Barriers to scaling up interventions for women: The major barrier to mainstreaming gender justice and to scaling up effective interventions is gender inequality based on socio-cultural issues. The systematic discrimination of girls and women based on culture and tradition needs to be tackled if interventions have to work. Although the short time-lag between the (absence of) medical intervention and the health outcomes stand out as causal, it is the longer latent period and the more hazy but ubiquitous and dominant relationship between gender and culture which have a major impact on the outcome. Failure to recognise this relationship and refusal to tackle these issues result in poorer health standards of women. Tradition and culture maintain their stranglehold on gender inequality. Debates on gender equality are often reduced to talking about culture, tradition and religion. The prevalent patriarchal framework places an ideological bar on the discussion of alternative approaches to achieve gender justice for girls and women.
The way forward
While the Constitution guarantees equality for women, legal protection has little effect in the face of the prevailing culture. Many researchers and activists are no longer convinced that we can succeed in improving women’s health or status unless society attempts to confront its gender bias openly. For too long we have been refusing to discuss women’s issues explicitly with society. It would appear that nothing short of a social revolution would bring about an improvement in the health of Indian women.
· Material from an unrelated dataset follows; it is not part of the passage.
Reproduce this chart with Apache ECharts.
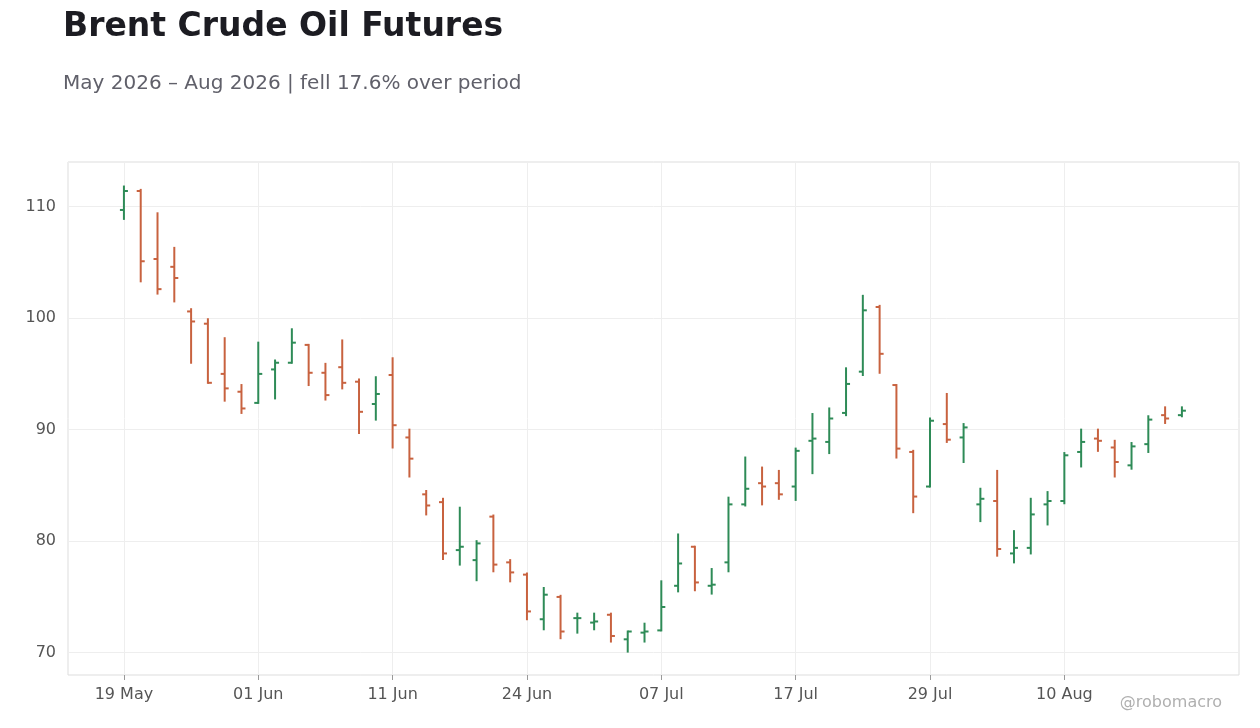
<!DOCTYPE html>
<html><head><meta charset="utf-8">
<script src="https://cdn.jsdelivr.net/npm/echarts@6/dist/echarts.min.js"></script>
<style>html,body{margin:0;padding:0;background:#fff}#c{width:1260px;height:728px}</style>
</head><body><div id="c"></div>
<script>
const dates = ["19 May","20 May","21 May","22 May","26 May","27 May","28 May","29 May",
"01 Jun","02 Jun","03 Jun","04 Jun","05 Jun","08 Jun","09 Jun","10 Jun",
"11 Jun","12 Jun","15 Jun","16 Jun","17 Jun","18 Jun","22 Jun","23 Jun",
"24 Jun","25 Jun","26 Jun","29 Jun","30 Jun","01 Jul","02 Jul","06 Jul",
"07 Jul","08 Jul","09 Jul","10 Jul","13 Jul","14 Jul","15 Jul","16 Jul",
"17 Jul","20 Jul","21 Jul","22 Jul","23 Jul","24 Jul","27 Jul","28 Jul",
"29 Jul","30 Jul","31 Jul","03 Aug","04 Aug","05 Aug","06 Aug","07 Aug",
"10 Aug","11 Aug","12 Aug","13 Aug","14 Aug","17 Aug","18 Aug","19 Aug"];
const open  = [109.7,111.4,105.3,104.6,100.6,99.5,95.0,93.4,92.4,95.4,96.0,97.6,95.1,95.6,94.3,92.3,94.9,89.3,84.2,83.5,79.2,78.3,82.2,78.1,77.0,73.0,75.0,73.1,72.7,73.4,71.2,71.8,72.0,76.0,79.5,76.0,78.1,83.3,85.2,85.2,84.9,89.0,88.9,91.5,95.2,101.0,94.0,88.0,84.9,90.5,89.3,83.3,83.6,78.9,79.4,83.3,83.6,88.0,89.2,88.4,86.8,88.7,91.3,91.3];
const high  = [111.8,111.5,109.4,106.3,100.8,99.9,98.2,94.0,97.8,96.2,99.0,97.6,95.9,98.0,94.5,94.7,96.4,90.0,84.5,83.8,83.0,80.0,82.3,78.3,77.1,75.8,75.1,73.5,73.5,73.5,71.9,72.6,76.4,80.6,79.5,77.5,83.9,87.5,86.6,86.3,88.3,91.4,91.9,95.5,102.0,101.1,94.0,88.1,91.0,93.2,90.5,84.7,86.3,80.9,83.8,84.4,87.9,90.0,90.0,89.0,88.8,91.2,92.0,92.0];
const low   = [108.9,103.3,102.2,101.5,96.0,94.2,92.6,91.5,92.4,92.8,96.0,94.0,92.7,93.7,89.7,90.9,88.4,85.8,82.4,78.4,77.9,76.5,77.3,76.4,73.0,72.1,71.3,71.8,72.1,71.0,70.1,71.0,72.0,75.5,75.6,75.3,77.3,83.2,83.3,83.8,83.7,86.1,87.9,91.3,94.9,95.1,87.5,82.6,84.9,88.9,87.1,81.8,78.7,78.1,78.9,81.5,83.4,86.7,88.1,85.8,86.5,88.0,90.6,91.2];
const close = [111.4,105.1,102.6,103.6,99.7,94.2,93.7,91.9,95.0,96.0,97.8,95.1,93.1,94.2,91.6,93.2,90.4,87.4,83.2,78.9,79.5,79.8,77.9,77.2,73.7,75.2,71.9,73.1,72.8,71.5,71.9,71.9,74.1,78.0,76.3,76.1,83.3,84.7,84.9,84.2,88.1,89.2,91.0,94.1,100.7,96.8,88.3,84.0,90.8,89.1,90.2,83.8,79.3,79.4,82.4,83.6,87.7,88.9,89.0,87.1,88.5,90.9,91.0,91.7];
const labelIdx = [0,8,16,24,32,40,48,56];

const data = dates.map((d,i)=>[i,open[i],high[i],low[i],close[i]]);
const UP='#2e8b57', DOWN='#c8623f';
const chart = echarts.init(document.getElementById('c'));
chart.setOption({
  animation:false,
  title:{text:'Brent Crude Oil Futures',subtext:'May 2026 – Aug 2026 | fell 17.6% over period',left:58,top:6,
    textStyle:{fontFamily:'DejaVu Sans',fontSize:33,fontWeight:'bold',color:'#1c1c22'},
    subtextStyle:{fontFamily:'DejaVu Sans',fontSize:20,color:'#60606a'},itemGap:30},
  graphic:[{type:'text',right:38,top:695,style:{text:'@robomacro',font:'16px DejaVu Sans',fill:'#b0b0b0'}}],
  grid:{left:68,right:21,top:162,bottom:53,show:true,borderColor:'#dddddd',borderWidth:1},
  xAxis:{type:'value',min:-3.33,max:66.4,
    axisLine:{show:false},
    axisTick:{show:true,length:5,lineStyle:{color:'#999'},customValues:labelIdx},
    axisLabel:{customValues:labelIdx,formatter:v=>dates[Math.round(v)]||'',color:'#555',fontSize:16,fontFamily:'DejaVu Sans',margin:12},
    splitLine:{show:true,lineStyle:{color:'#eeeeee'}}},
  yAxis:{type:'value',min:68,max:114,splitNumber:5,
    axisLine:{show:false},axisTick:{show:false},
    axisLabel:{showMinLabel:false,showMaxLabel:false,color:'#555',fontSize:16,fontFamily:'DejaVu Sans',margin:12},
    splitLine:{lineStyle:{color:'#eeeeee'}}},
  series:[{type:'custom',data:data,
    encode:{x:0,y:[1,2,3,4]},
    renderItem:function(params,api){
      const x=api.value(0),o=api.value(1),h=api.value(2),l=api.value(3),c=api.value(4);
      const pH=api.coord([x,h]),pL=api.coord([x,l]),pO=api.coord([x,o]),pC=api.coord([x,c]);
      const col=c>=o?UP:DOWN, t=4;
      const st={stroke:col,lineWidth:2};
      return {type:'group',children:[
        {type:'line',shape:{x1:pH[0],y1:pH[1]-1,x2:pL[0],y2:pL[1]+1},style:st},
        {type:'line',shape:{x1:pO[0]-t,y1:pO[1],x2:pO[0],y2:pO[1]},style:st},
        {type:'line',shape:{x1:pC[0],y1:pC[1],x2:pC[0]+t,y2:pC[1]},style:st}
      ]};
    }}]
});
</script></body></html>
Many approaches have been suggested. They will all need to include approaches which examine, understand and confront gender discrimination in social, cultural and religious spheres. Legal solutions enforcing gender justice are equally necessary, and monitoring the implementation of legislation is mandatory.
The right to health is a fundamental right and the poorer health indices of half the population is a cause for concern. There is an urgent need for a detailed re-examination of public health statistics for India, disaggregated by gender and region. There is an equally vital need to set up policies and programmes to counter adverse trends. The evidence from such disaggregated data should be used to set targets for action. Progress has to be visible and benchmarks have to be set high.
The magnitude of the inequality related to health is often downplayed even within medical circles. The second-class status of women in Indian society persists and women’s perspectives continue to be missing, marginalised or ignored. There is a definite need to engage communities and the population as a whole in a debate to challenge traditional stereotypes and accepted social norms. Programmes to achieve gender equality should not only focus on the provision of equal or greater opportunities for women. They should also concentrate on achieving equality in gender outcomes within a reasonable time frame. Outcomes in general, and health outcomes in particular, are measurable with a much greater degree of accuracy than opportunities.
All plans and projects within community programmes should be assessed using the “gender lens” in order to achieve gender justice for women. These programmes will have to cover the social context of home, school, workplace, law and politics in order to improve women’s health. There is a need to challenge the normalisation of gender discrimination in India. The focus should be on public health approaches to change social and cultural perspectives with the aim of primary prevention of discrimination while continuing medical interventions for early diagnosis and management of the medical consequences. There is a need for aggressive gender justice in order that women in India achieve equal health and social status in the foreseeable future.
(Professor K.S. Jacob is on the faculty of the Christian Medical College, Vellore.)